Durant les tests, plusieurs motocyclistes tournaient tout simplement du mauvais côté. La possibilité de pouvoir anticiper le stimuli lors du test pourrait expliquer ce point. Mais plusieurs rapports exposent une quantité appréciable de situations de collisions où des témoins et des indices révèlent que le motocycliste s’est orienté vers l’obstacle au lieu de tenter de l’éviter. Comme le souligne la Motorcycle Safety Foundation dans son Guide Motorcycling Excellence, n’oublions pas que la majorité des motocyclistes sont aussi des automobilistes et qu’avec une automobile, pour aller à droite il faut tourner à droite, le contraire d’une moto. Et dans une situation de stress, il est facile de redevenir un débutant. Le besoin de développer chez les motocyclistes une méthode susceptible de développer et de maintenir un automatisme de changement de direction nous apparaît capital. La méthode actuellement enseignée du contrebraquage ne semble pas générer cet automatisme recherché.
À la recherche d’un automatisme
Selon Daniel Willingham, un psychologue de l’université de Virginie, il nous est possible d’apprendre d’une façon explicite quand la séquence d’une procédure nous est expliquée d’avance. Nous pouvons aussi apprendre la même procédure d’une façon implicite en expérimentant la procédure sans en connaître la séquence. Ces deux formes d’apprentissage sont séparées et font appel à des parties différentes du cerveau.
Willingham explique que quand nous apprenons à effectuer une série de geste pour la première fois, nous pensons à la séquence d’une façon très délibérée, d’une manière mécanique. Mais aussi tôt que nous commencons à devenir meilleur, l’implicite prend le dessus et nous devenons plus efficace sans même y penser. La partie du cerveau dans laquelle réside l’apprentissage implicite est préoccupée par la force et la synchronisation et quand ce système s’enclenche il est alors possible de développer précision et finesse. «C’est quelque chose qui arrive graduellement et à la fin vous n’êtes plus vraiment conscient de ce que vos mains font exactement».
Implicite contre explicite
Le problème vient du fait que sous des conditions de stress, il arrive que le système explicite prenne le contrôle sur le système implicite. C’est l’état d’une personne qui fige et que les Anglais appellent «choker». À ce moment précis, on redevient des débutants. Le stress a aussi tendance à effacer la mémoire à court terme.
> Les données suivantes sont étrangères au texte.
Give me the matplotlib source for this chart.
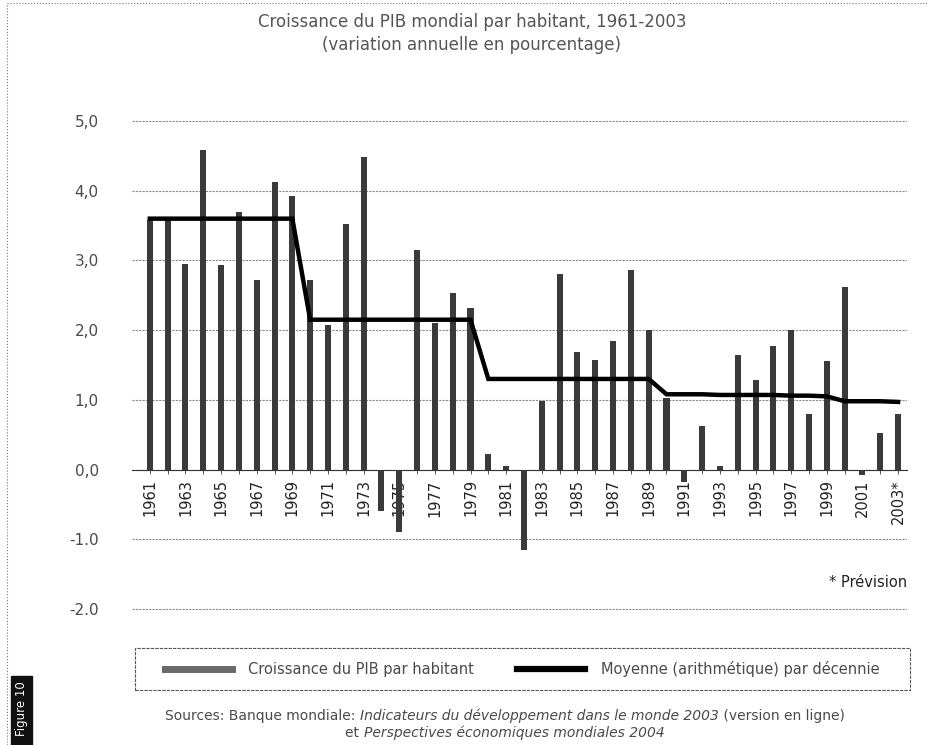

On pourrait penser que pour un motocycliste qui amorce par habitude ces changements de direction d’une façon implicite, le fait de devoir désormais passer par une séquence explicite «pousser du côté ou on veut aller», ajoute une étape au processus de pensée et par le fait même une quantité de temps à l’opération.
Dead foot dead engine
Dans des moments de stress intenses des concepts aussi simples que la droite ou la gauche peuvent devenir difficiles à assimiler. Dans des situations d’urgence il est même préférable des les éviter. Dans le domaine de l’aviation, la perte d’un moteur sur un avion multi-moteur exige des opérations précises et rapides de la part du pilote. Il ne peut ignorer le moteur mort puisque ce dernier produit une traînée indue qui compromet la stabilité de l’avion. Il doit donc déterminer de quel côté se trouve le moteur mort, l’identifier et entamer les procédures visant à réduire la trainée. Sur un avion à hélice à pas variable la procédure se termine par la mise en drapeau. La palme de l’hélice devient perpendiculaire au flot de l’air afin de réduire au minimum la traînée. Cette procédure appliquée sur le mauvais moteur, c’est-à -dire sur un moteur en opération serait tout simplement catastrophique. Le manque de poussée du moteur en panne, fait que l’appareil a tendance à pivoter vers le moteur en panne. Le pilote pour garder son cap compense en agissant avec ses pieds sur le palonnier contrôlant le gouvernail de direction. Pour identifier le côté où se trouve le moteur en panne, le pilote fait appel à la phrase «Dead foot, dead engine».
Recommendations
Nous recommandons la mise au point d’un automatisme basé sur une phrase ou un slogan de quelques mots qui rappellera et identifiera les étapes à suivre. Cet automatisme devra faire référence à la vision, l’action particulière sur le guidon et l’action globale . Des mots clés sur lesquels il sera possible de s’appuyer pour décomposer et recomposer les étapess de la manoeuvre d’évitement. Des mots et des procédures qui pourront être répétés jusqu’à ce que ça devienne un automatisme.
Au niveau de l’évaluation (du test), nous recommandons de séparer l’espace-temps du décodage du stimuli de celui de la manoeuvre pour empêcher toute forme d’anticipation. Nous recommandons que le test se fasse au moins deux fois pour chaque candidat (principe du deux dans trois)
Pour le stimuli, nous recommandons que ce dernier soit négatif, c’est-à -dire qu’il symbolise quelque chose à éviter plutôt que d’indiquer la direction à emprunter. Il devrait être placé à une hauteur à être déterminée et non au sol, de plus il devrait être synchronisé en fonction de la vitesse d’entrée qui devrait être d’au moins 25 km/h. La distance d’approche devrait assez longue pour permettre au candidat de stabiliser sa vitesse.